Question: What do I do if I am EXTREMELY unsatisfied with my real estate agent -- but he refuses to let me out of my contract? He does not return my calls; the broker in his agency does not return my calls; there are no responses to my emails; my house is almost never being shown and I am extremely frustrated.

I am trying to sell my home, and am considering moving to another state and the stress of this problem is becoming great. Any assistance you can give would be move appreciated.

Answer: It happens that brokers and sellers sometimes do not get along. However, you have a listing contract with the broker and that contract must be honored -- that means the broker is not obligated to end it early unless there is contract language to the contrary.

Given your local market, is it reasonable to expect better results from the broker? The property is being shown, so it is not as though the broker is not working on your behalf. That said, the broker is obligated to communicate with you on a reasonable basis.

This is one of these situations where common sense should prevail. By not communicating with you the broker may be giving you grounds to file a complaint with the state real estate commission. By not terminating the agreement early the broker has a PR problem.

Why not offer to terminate the agreement with the payment of x dollars to cover the broker's expenses? As a practical matter such an offer might make sense for everyone.

Question: My uncle passed away in August, and while the will has his house going to my mother, my mother wants me to have the house. Must I find my own mortgage, or can I assume my uncle's mortgage.

Both the estate lawyer and the bank said "no" and insist that I have to pay off the existing mortgage. Doesn't the Garn-St. Germain Act apply in this situation?

Unfortunately, my credit needs some adjusting before I can apply for my own mortgage, but I was hoping I could assume the existing mortgage. If that is not possible, can I rent the property from the estate? The lawyer seems to think that the "due-on-sale" clause would be enforced in this case as well. Is this accurate?

Answer: The Garn-St. Germain Act is designed to prevent the abusive use of due-on-sale clauses. Let's look at your situation and what the Act says.

First, the property is going to your mother, the sister of the owner. Garn-St. Germain says that a due-on-sale clause cannot be activated upon "a transfer to a relative resulting from the death of a borrower." Thus your mother can get the house without accelerating the loan.

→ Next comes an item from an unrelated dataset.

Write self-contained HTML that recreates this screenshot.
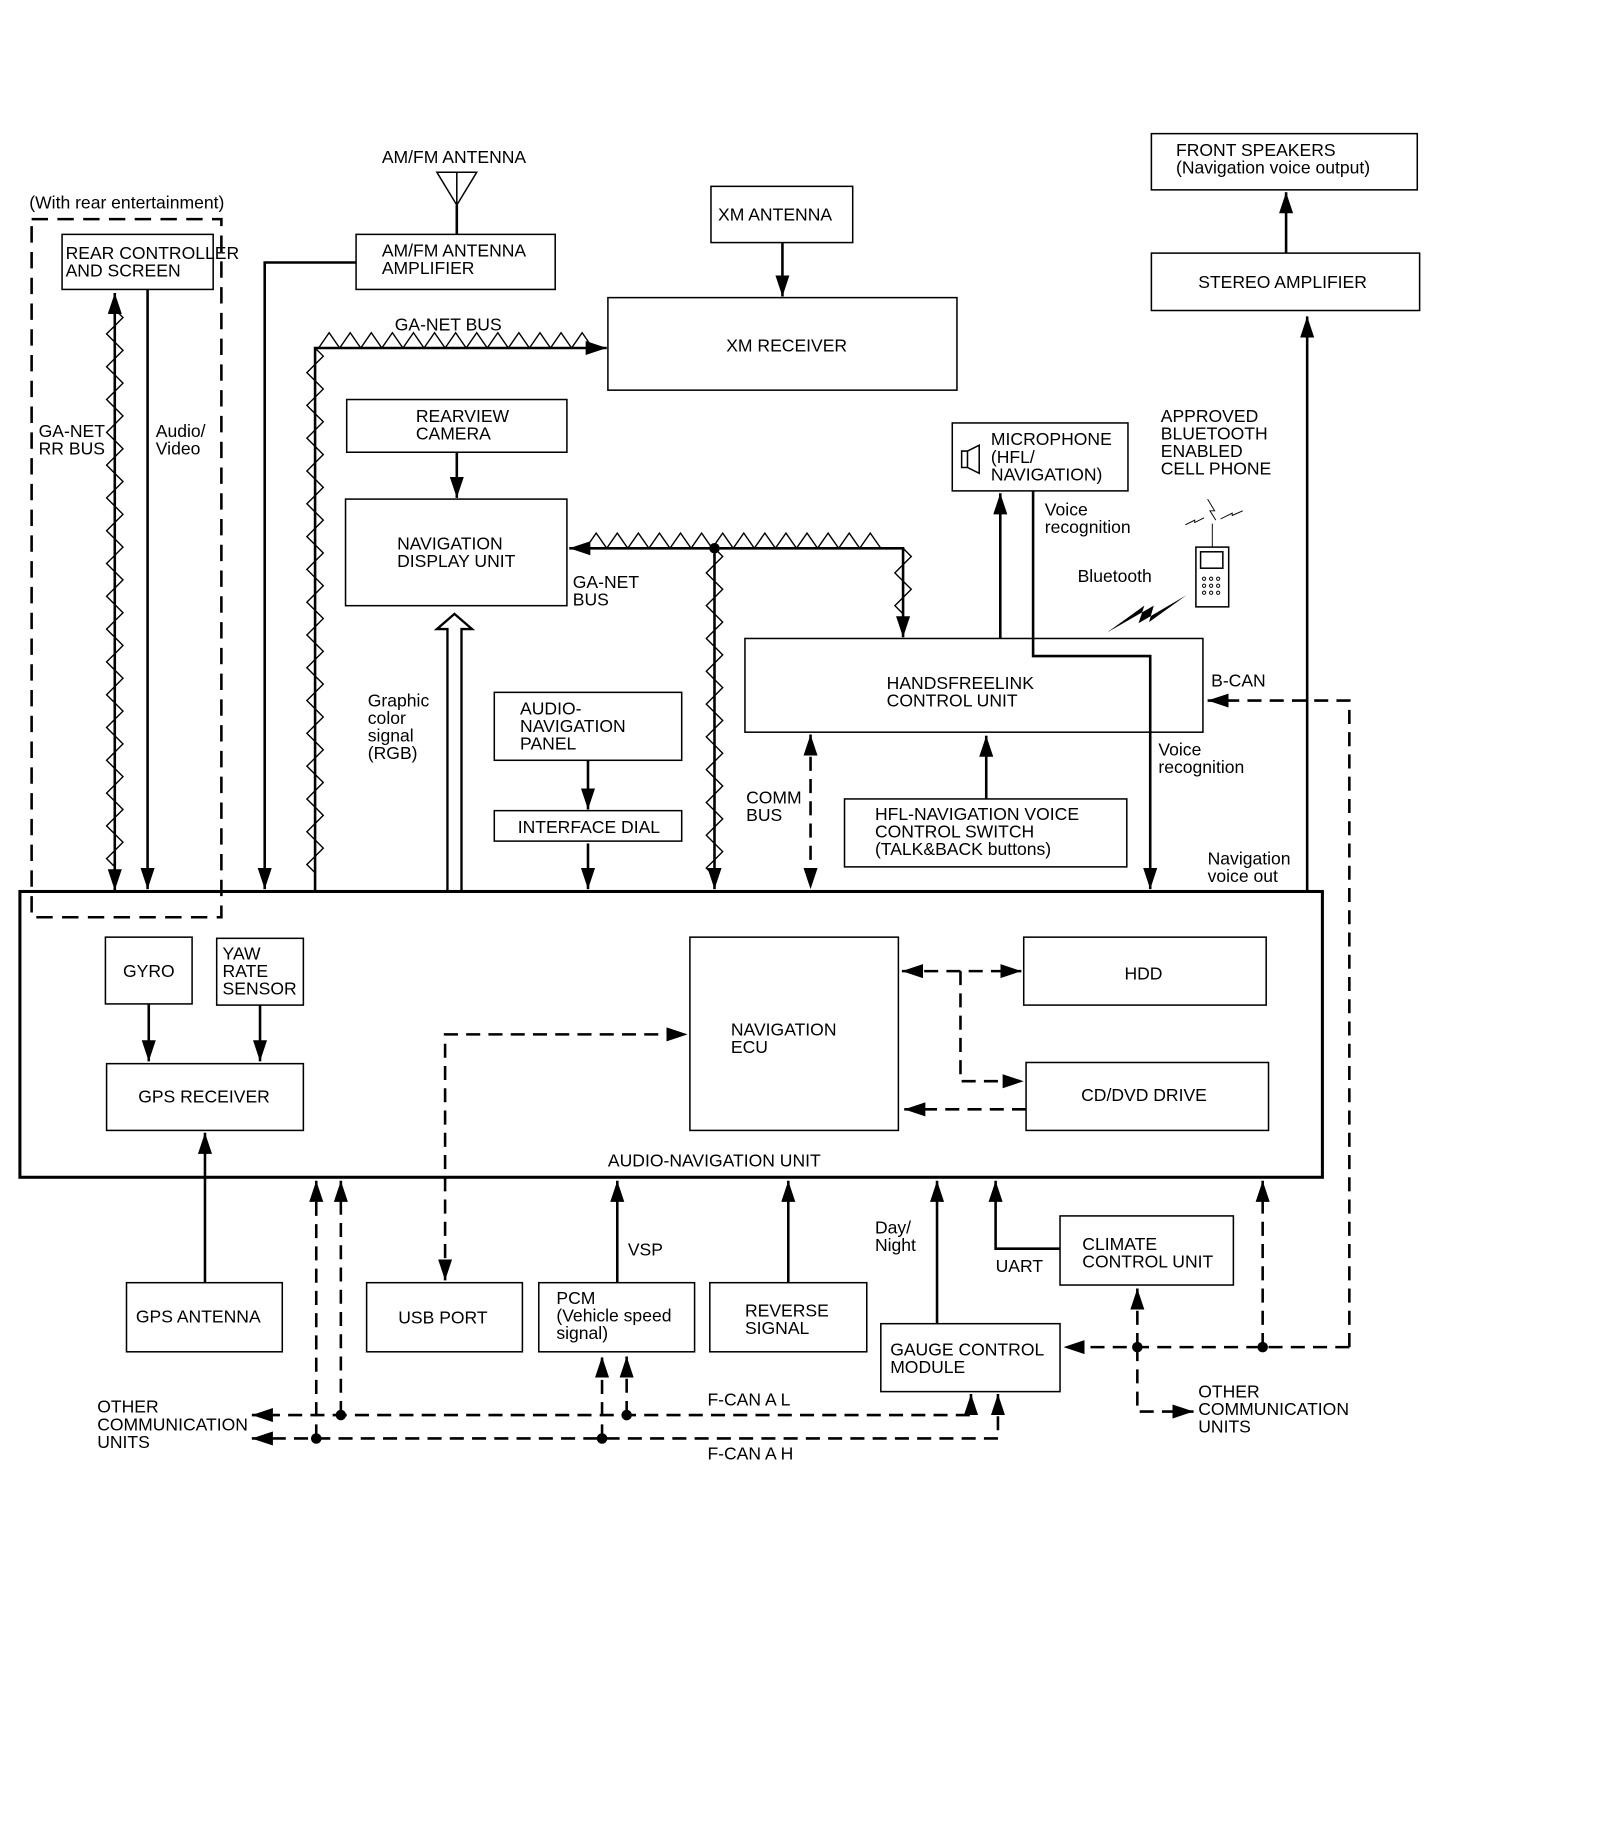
<!DOCTYPE html>
<html><head><meta charset="utf-8"><style>
html,body{margin:0;padding:0;background:#fff}
svg{display:block}
text{font-family:"Liberation Sans",Arial,sans-serif;font-size:15px;fill:#000}
.b{fill:none;stroke:#000;stroke-width:1.3}
.l{fill:none;stroke:#000;stroke-width:2.2}
.d{fill:none;stroke:#000;stroke-width:2.2;stroke-dasharray:12,7}
.z{fill:none;stroke:#000;stroke-width:1.2}
</style></head><body>
<svg id="s" width="1600" height="1838" viewBox="0 0 1366 1569" xmlns="http://www.w3.org/2000/svg">
<defs>
<marker id="a" markerUnits="userSpaceOnUse" markerWidth="20" markerHeight="12" refX="18" refY="6" orient="auto-start-reverse"><path d="M0,0 L18,6 L0,12 z" fill="#000"/></marker>
</defs>
<g id="zz"></g>
<text x="25" y="178">(With rear entertainment)</text>
<rect x="27" y="187" width="162" height="596" fill="none" stroke="#000" stroke-width="2.2" stroke-dasharray="14,8"/>
<rect class="b" x="53" y="200" width="129" height="47" fill="#fff"/>
<text x="56" y="221">REAR CONTROLLER</text><text x="56" y="236">AND SCREEN</text>
<line class="l" x1="98" y1="760" x2="98" y2="250" marker-end="url(#a)" marker-start="url(#a)"/>
<text x="33" y="373">GA-NET</text><text x="33" y="388">RR BUS</text>
<line class="l" x1="126" y1="247" x2="126" y2="759" marker-end="url(#a)"/>
<text x="133" y="373">Audio/</text><text x="133" y="388">Video</text>
<text x="326" y="139">AM/FM ANTENNA</text>
<path class="b" d="M373,147 L407,147 L390,175 Z M390,147 L390,175"/>
<line class="l" x1="390" y1="175" x2="390" y2="200"/>
<rect class="b" x="304" y="200" width="170" height="47"/>
<text x="326" y="219">AM/FM ANTENNA</text><text x="326" y="234">AMPLIFIER</text>
<polyline class="l" points="304,224 226,224 226,759" marker-end="url(#a)"/>
<text x="337" y="282">GA-NET BUS</text>
<polyline class="l" points="269,760 269,297 518,297" marker-end="url(#a)"/>
<rect class="b" x="607" y="159" width="121" height="48"/>
<text x="613" y="188">XM ANTENNA</text>
<line class="l" x1="668" y1="207" x2="668" y2="253" marker-end="url(#a)"/>
<rect class="b" x="519" y="254" width="298" height="79"/>
<text x="620" y="300">XM RECEIVER</text>
<rect class="b" x="296" y="341" width="188" height="45"/>
<text x="355" y="360">REARVIEW</text><text x="355" y="375">CAMERA</text>
<line class="l" x1="390" y1="386" x2="390" y2="425" marker-end="url(#a)"/>
<rect class="b" x="295" y="426" width="189" height="91"/>
<text x="339" y="469">NAVIGATION</text><text x="339" y="484">DISPLAY UNIT</text>
<path d="M382,760 L382,537 L373,537 L388,524 L403,537 L394,537 L394,760" fill="none" stroke="#000" stroke-width="2"/>
<text x="314" y="603">Graphic</text><text x="314" y="618">color</text><text x="314" y="633">signal</text><text x="314" y="648">(RGB)</text>
<polyline class="l" points="771,544 771,468 486,468" marker-end="url(#a)" marker-start="url(#a)"/>
<circle cx="610" cy="468" r="4.5"/>
<line class="l" x1="610" y1="468" x2="610" y2="759" marker-end="url(#a)"/>
<text x="489" y="502">GA-NET</text><text x="489" y="517">BUS</text>
<rect class="b" x="422" y="591" width="160" height="58"/>
<text x="444" y="610">AUDIO-</text><text x="444" y="625">NAVIGATION</text><text x="444" y="640">PANEL</text>
<line class="l" x1="502" y1="649" x2="502" y2="691" marker-end="url(#a)"/>
<rect class="b" x="422" y="692" width="160" height="26"/>
<text x="442" y="711">INTERFACE DIAL</text>
<line class="l" x1="502" y1="720" x2="502" y2="759" marker-end="url(#a)"/>
<text x="637" y="686">COMM</text><text x="637" y="701">BUS</text>
<line class="d" x1="692" y1="627" x2="692" y2="759" marker-end="url(#a)" marker-start="url(#a)" stroke-dasharray="10,6"/>
<rect class="b" x="636" y="545" width="391" height="80"/>
<text x="757" y="588">HANDSFREELINK</text><text x="757" y="603">CONTROL UNIT</text>
<rect class="b" x="721" y="682" width="241" height="58"/>
<text x="747" y="700">HFL-NAVIGATION VOICE</text><text x="747" y="715">CONTROL SWITCH</text><text x="747" y="730">(TALK&amp;BACK buttons)</text>
<line class="l" x1="842" y1="682" x2="842" y2="628" marker-end="url(#a)"/>
<rect class="b" x="813" y="361" width="150" height="58"/>
<path class="b" d="M821,385 L826,385 L836,380 L836,404 L826,399 L821,399 Z M826,385 L826,399"/>
<text x="846" y="380">MICROPHONE</text><text x="846" y="395">(HFL/</text><text x="846" y="410">NAVIGATION)</text>
<line class="l" x1="854" y1="545" x2="854" y2="421" marker-end="url(#a)"/>
<polyline class="l" points="882,419 882,560 982,560 982,759" marker-end="url(#a)"/>
<text x="892" y="440">Voice</text><text x="892" y="455">recognition</text>
<text x="989" y="645">Voice</text><text x="989" y="660">recognition</text>
<text x="991" y="360">APPROVED</text><text x="991" y="375">BLUETOOTH</text><text x="991" y="390">ENABLED</text><text x="991" y="405">CELL PHONE</text>
<rect class="b" x="1021" y="467" width="28" height="51"/>
<rect class="b" x="1025" y="471" width="19" height="14"/>
<g fill="none" stroke="#000" stroke-width="0.8">
<circle cx="1028" cy="494" r="1.4"/><circle cx="1034" cy="494" r="1.4"/><circle cx="1040" cy="494" r="1.4"/>
<circle cx="1028" cy="500" r="1.4"/><circle cx="1034" cy="500" r="1.4"/><circle cx="1040" cy="500" r="1.4"/>
<circle cx="1028" cy="506" r="1.4"/><circle cx="1034" cy="506" r="1.4"/><circle cx="1040" cy="506" r="1.4"/>
<path d="M1035,467 L1035,447 M1031,426 L1037,436 L1033,436 L1038,444 M1012,448 L1020,444 L1020,446 L1028,442 M1061,436 L1052,440 L1052,438 L1042,443"/>
</g>
<text x="920" y="497">Bluetooth</text>
<path d="M945,540 L977,517 L972,532 L1013,508 L981,531 L985,517 Z" fill="#000"/>
<text x="1034" y="586">B-CAN</text>
<polyline class="d" points="1152,1150 1152,598 1031,598" marker-end="url(#a)"/>
<rect class="b" x="983" y="114" width="227" height="48"/>
<text x="1004" y="133">FRONT SPEAKERS</text><text x="1004" y="148">(Navigation voice output)</text>
<rect class="b" x="983" y="216" width="229" height="49"/>
<text x="1023" y="246">STEREO AMPLIFIER</text>
<line class="l" x1="1098" y1="216" x2="1098" y2="164" marker-end="url(#a)"/>
<line class="l" x1="1116" y1="760" x2="1116" y2="270" marker-end="url(#a)"/>
<text x="1031" y="738">Navigation</text><text x="1031" y="753">voice out</text>
<rect x="17" y="761" width="1112" height="244" fill="none" stroke="#000" stroke-width="2.6"/>
<text x="519" y="996">AUDIO-NAVIGATION UNIT</text>
<rect class="b" x="90" y="800" width="74" height="57"/>
<text x="105" y="834">GYRO</text>
<rect class="b" x="185" y="801" width="74" height="57"/>
<text x="190" y="819">YAW</text><text x="190" y="834">RATE</text><text x="190" y="849">SENSOR</text>
<line class="l" x1="127" y1="857" x2="127" y2="906" marker-end="url(#a)"/>
<line class="l" x1="222" y1="858" x2="222" y2="906" marker-end="url(#a)"/>
<rect class="b" x="91" y="908" width="168" height="57"/>
<text x="118" y="941">GPS RECEIVER</text>
<rect class="b" x="589" y="800" width="178" height="165"/>
<text x="624" y="884">NAVIGATION</text><text x="624" y="899">ECU</text>
<rect class="b" x="874" y="800" width="207" height="58"/>
<text x="960" y="836">HDD</text>
<rect class="b" x="876" y="907" width="207" height="58"/>
<text x="923" y="940">CD/DVD DRIVE</text>
<line class="d" x1="770" y1="829" x2="872" y2="829" marker-end="url(#a)" marker-start="url(#a)" stroke-dasharray="10,6"/>
<polyline class="d" points="820,829 820,923 874,923" marker-end="url(#a)" stroke-dasharray="10,6"/>
<line class="d" x1="876" y1="947" x2="772" y2="947" marker-end="url(#a)" stroke-dasharray="10,6"/>
<polyline class="d" points="380,1093 380,883 587,883" marker-end="url(#a)" marker-start="url(#a)"/>
<rect class="b" x="108" y="1095" width="133" height="59"/>
<text x="116" y="1129">GPS ANTENNA</text>
<line class="l" x1="175" y1="1095" x2="175" y2="967" marker-end="url(#a)"/>
<rect class="b" x="313" y="1095" width="133" height="59"/>
<text x="340" y="1130">USB PORT</text>
<rect class="b" x="460" y="1095" width="133" height="59"/>
<text x="475" y="1113">PCM</text><text x="475" y="1128">(Vehicle speed</text><text x="475" y="1143">signal)</text>
<line class="l" x1="527" y1="1095" x2="527" y2="1008" marker-end="url(#a)"/>
<text x="536" y="1072">VSP</text>
<rect class="b" x="606" y="1095" width="134" height="59"/>
<text x="636" y="1124">REVERSE</text><text x="636" y="1139">SIGNAL</text>
<line class="l" x1="673" y1="1095" x2="673" y2="1008" marker-end="url(#a)"/>
<rect class="b" x="752" y="1130" width="153" height="58"/>
<text x="760" y="1157">GAUGE CONTROL</text><text x="760" y="1172">MODULE</text>
<line class="l" x1="800" y1="1130" x2="800" y2="1008" marker-end="url(#a)"/>
<text x="747" y="1053">Day/</text><text x="747" y="1068">Night</text>
<rect class="b" x="905" y="1038" width="148" height="59"/>
<text x="924" y="1067">CLIMATE</text><text x="924" y="1082">CONTROL UNIT</text>
<polyline class="l" points="905,1066 850,1066 850,1008" marker-end="url(#a)"/>
<text x="850" y="1086">UART</text>
<line class="d" x1="1152" y1="1150" x2="908" y2="1150" marker-end="url(#a)"/>
<circle cx="971" cy="1150" r="4.5"/><circle cx="1078" cy="1150" r="4.5"/>
<line class="d" x1="1078" y1="1150" x2="1078" y2="1008" marker-end="url(#a)"/>
<line class="d" x1="971" y1="1150" x2="971" y2="1100" marker-end="url(#a)"/>
<polyline class="d" points="971,1150 971,1205 1019,1205" marker-end="url(#a)"/>
<text x="1023" y="1193">OTHER</text><text x="1023" y="1208">COMMUNICATION</text><text x="1023" y="1223">UNITS</text>
<polyline class="d" points="829,1190 829,1208 215,1208" marker-end="url(#a)" marker-start="url(#a)"/>
<polyline class="d" points="852,1190 852,1228 215,1228" marker-end="url(#a)" marker-start="url(#a)"/>
<circle cx="291" cy="1208" r="4.5"/><circle cx="270" cy="1228" r="4.5"/>
<circle cx="535" cy="1208" r="4.5"/><circle cx="514" cy="1228" r="4.5"/>
<line class="d" x1="291" y1="1208" x2="291" y2="1008" marker-end="url(#a)"/>
<line class="d" x1="270" y1="1228" x2="270" y2="1008" marker-end="url(#a)"/>
<line class="d" x1="535" y1="1208" x2="535" y2="1158" marker-end="url(#a)" stroke-dasharray="8,5"/>
<line class="d" x1="514" y1="1228" x2="514" y2="1158" marker-end="url(#a)" stroke-dasharray="8,5"/>
<text x="604" y="1200">F-CAN A L</text><text x="604" y="1246">F-CAN A H</text>
<text x="83" y="1206">OTHER</text><text x="83" y="1221">COMMUNICATION</text><text x="83" y="1236">UNITS</text>
</svg>
<script>
(function(){
var g=document.getElementById('zz'),ns='http://www.w3.org/2000/svg';
function P(d){var p=document.createElementNS(ns,'path');p.setAttribute('d',d);p.setAttribute('class','z');g.appendChild(p);}
function H(x1,x2,y){var d='M'+x1+','+y;for(var x=x1;x+18<=x2;x+=18){d+=' L'+(x+9)+','+(y-13)+' L'+(x+18)+','+y;}P(d);}
function V(x,y1,y2){var d='M'+x+','+y1;var s=1;for(var y=y1;y+14<=y2;y+=14){d+=' L'+(x+s*7)+','+(y+7)+' L'+x+','+(y+14);s=-s;}P(d);}
V(98,264,752);V(269,297,752);H(272,508,297);H(500,768,468);V(771,468,530);V(610,468,748);
})();
</script>
</body></html>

Garn also says that a due-on-sale clause cannot be used when there has been "a transfer where the spouse or children of the borrower become an owner of the property." However, you are not a spouse of the borrower (your uncle) nor are you his child.

What you want to do is to get title to the house from your mother. But you did not inherit the property, there was no transfer to you by your uncle. Thus the lender has no obligation to continue the financing with you.

As to renting the property, Garn says that a due-on-sale clause cannot be started as a result of "the granting of a leasehold interest of three years or less not containing an option to purchase." Thus you should ask the attorney if you can rent the home from your mother for three years or less and without an option to purchase.

Question: If a new home sale contract requires a loan commitment within 30 days and the project hasn't been built, how do you get financing when a loan commitment is contingent on appraisals? If the pre-approval letter states its contingencies and they cannot be met by the home buyer isn't it a contract default by the impossibility of performance? Would love to hear your opinion.

Answer: One of the basic concepts of legal writing is that unclear and conflicting language is interpreted against the author of the agreement. Thus if the builder wrote the agreement and it includes a clause which conflicts with other clauses, that's a problem for the builder.

However, one needs to ask: When does the 30 days begin? What's a "commitment"? Is a conditional loan commitment acceptable to the builder -- in other words, is the builder just trying to get a general idea that you are qualified? By any chance, are you using the builder's lender? A local attorney can provide specifics.